NASA officials said it was a nuisance but not a safety issue, and they hoped to resolve the problem before the next spacewalk on Monday.

Indeed, Wolf and Kopra wasted no time 220 miles (354 kilometers) up prepping the Kibo lab — Hope in Japanese — and the new porch for their mechanical hookup. Wolf removed an insulating cover from the lab and tossed it overboard; the white cover drifted away, flipping end over end.

The spacewalkers then moved on to other routine work at the international space station as their colleagues inside used the shuttle and station robot arms, one at a time, to lift the Japanese porch from Endeavour's payload bay and hoist it toward the Kibo lab. The spacewalk was over by the time the porch was finally latched in place.

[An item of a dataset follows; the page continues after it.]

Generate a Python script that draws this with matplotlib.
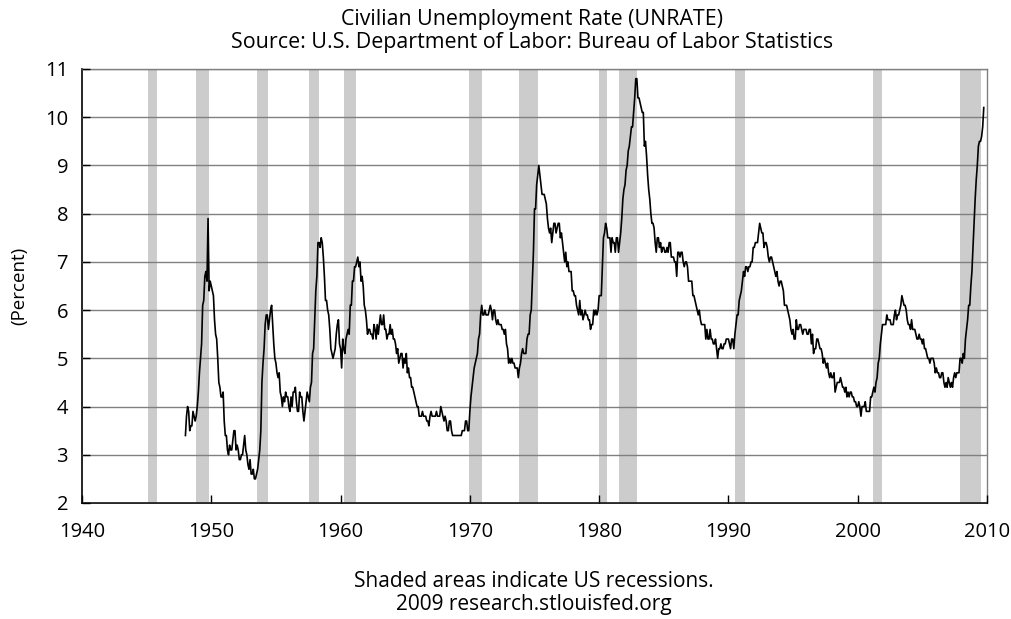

It marked the completion of Japan's $1 billion lab, so big that it required three shuttle flights to launch everything. The first two sections of the lab flew up last year.

The veranda — about 16 feet square (1.5 square meters) — will get its first experiments in five more days.

Mission Control's congratulations to Wolf and Kopra, as they headed back inside, could hardly be heard because of the static. In the end, the two fell behind and had to skip some chores. They managed to free a platform for spare parts that jammed months ago, using a specially designed tool. But they did not have time to release a similar platform on the opposite side of the outpost.

With Apollo 11 on the minds of many back on Earth, NASA noted that Saturday's spacewalk was the 201st by Americans since those first steps on the moon by Neil Armstrong and Buzz Aldrin 40 years ago this Monday.

Remaining inside the linked shuttle and station were 11 astronauts, a full house. The station population swelled to a record 13 when Endeavour arrived Friday for a 1 1/2-week stay. Kopra, the station's newest resident, will remain on board for another 1 1/2 months.

Earlier Saturday, Mission Control had both good and bad news for the 13 spacefarers.

The good: Endeavour looks to be in fine shape for re-entry at the end of the month, although a review of shuttle photos and other data continues.

The bad: The astronauts were informed of Walter Cronkite's death. Mission Control relayed statements by Armstrong and NASA's new chief, ex-astronaut Charles Bolden, both of whom noted Cronkite's passion for human space exploration.